Goal — Return the number of lines that contain the word "chart", and return nothing else.
-- Begin Collected material --
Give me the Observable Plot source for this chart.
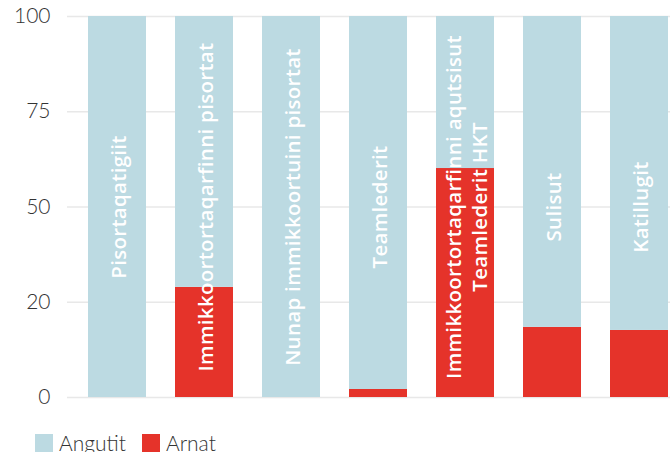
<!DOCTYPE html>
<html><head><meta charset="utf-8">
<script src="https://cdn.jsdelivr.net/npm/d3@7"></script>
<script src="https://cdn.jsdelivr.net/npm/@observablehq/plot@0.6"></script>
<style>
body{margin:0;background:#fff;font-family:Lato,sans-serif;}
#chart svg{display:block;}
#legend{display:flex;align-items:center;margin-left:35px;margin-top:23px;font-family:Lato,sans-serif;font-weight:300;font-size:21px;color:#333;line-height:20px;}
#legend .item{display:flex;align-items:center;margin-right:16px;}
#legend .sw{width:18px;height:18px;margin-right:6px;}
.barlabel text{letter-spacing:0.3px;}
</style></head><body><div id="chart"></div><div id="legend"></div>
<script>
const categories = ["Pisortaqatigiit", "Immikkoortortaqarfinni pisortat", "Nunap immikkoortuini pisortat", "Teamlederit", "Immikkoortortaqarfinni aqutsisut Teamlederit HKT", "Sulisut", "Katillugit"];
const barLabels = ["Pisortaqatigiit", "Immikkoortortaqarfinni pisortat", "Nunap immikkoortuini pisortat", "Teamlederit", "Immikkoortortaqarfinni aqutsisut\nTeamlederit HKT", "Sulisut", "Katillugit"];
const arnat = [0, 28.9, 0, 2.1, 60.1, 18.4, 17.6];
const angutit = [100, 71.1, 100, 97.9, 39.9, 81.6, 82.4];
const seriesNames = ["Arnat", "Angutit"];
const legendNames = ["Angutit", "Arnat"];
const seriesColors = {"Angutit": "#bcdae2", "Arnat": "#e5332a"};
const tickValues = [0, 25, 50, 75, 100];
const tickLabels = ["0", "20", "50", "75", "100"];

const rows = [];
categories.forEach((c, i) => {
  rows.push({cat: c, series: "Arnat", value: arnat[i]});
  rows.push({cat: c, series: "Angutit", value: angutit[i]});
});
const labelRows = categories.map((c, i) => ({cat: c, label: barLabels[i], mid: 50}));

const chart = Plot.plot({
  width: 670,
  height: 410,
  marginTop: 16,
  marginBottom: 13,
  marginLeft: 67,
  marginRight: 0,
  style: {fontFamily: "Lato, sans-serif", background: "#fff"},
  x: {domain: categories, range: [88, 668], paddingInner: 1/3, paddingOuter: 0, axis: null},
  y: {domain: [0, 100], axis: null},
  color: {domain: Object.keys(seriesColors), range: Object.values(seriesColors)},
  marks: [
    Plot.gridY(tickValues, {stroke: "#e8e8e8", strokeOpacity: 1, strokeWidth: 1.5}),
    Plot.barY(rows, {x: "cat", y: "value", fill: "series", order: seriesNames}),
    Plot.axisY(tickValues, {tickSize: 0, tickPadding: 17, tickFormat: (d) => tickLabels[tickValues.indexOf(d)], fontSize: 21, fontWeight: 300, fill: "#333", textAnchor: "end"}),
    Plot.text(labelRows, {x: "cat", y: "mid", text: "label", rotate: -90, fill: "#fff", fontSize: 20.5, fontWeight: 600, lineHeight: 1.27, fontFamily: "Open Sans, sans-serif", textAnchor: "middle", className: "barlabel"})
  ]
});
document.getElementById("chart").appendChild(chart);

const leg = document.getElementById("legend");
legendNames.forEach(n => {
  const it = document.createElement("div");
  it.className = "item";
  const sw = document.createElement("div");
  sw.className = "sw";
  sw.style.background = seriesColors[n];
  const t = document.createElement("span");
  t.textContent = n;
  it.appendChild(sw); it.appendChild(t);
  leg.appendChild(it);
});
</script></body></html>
-- End Collected material --
Reply to the task — 5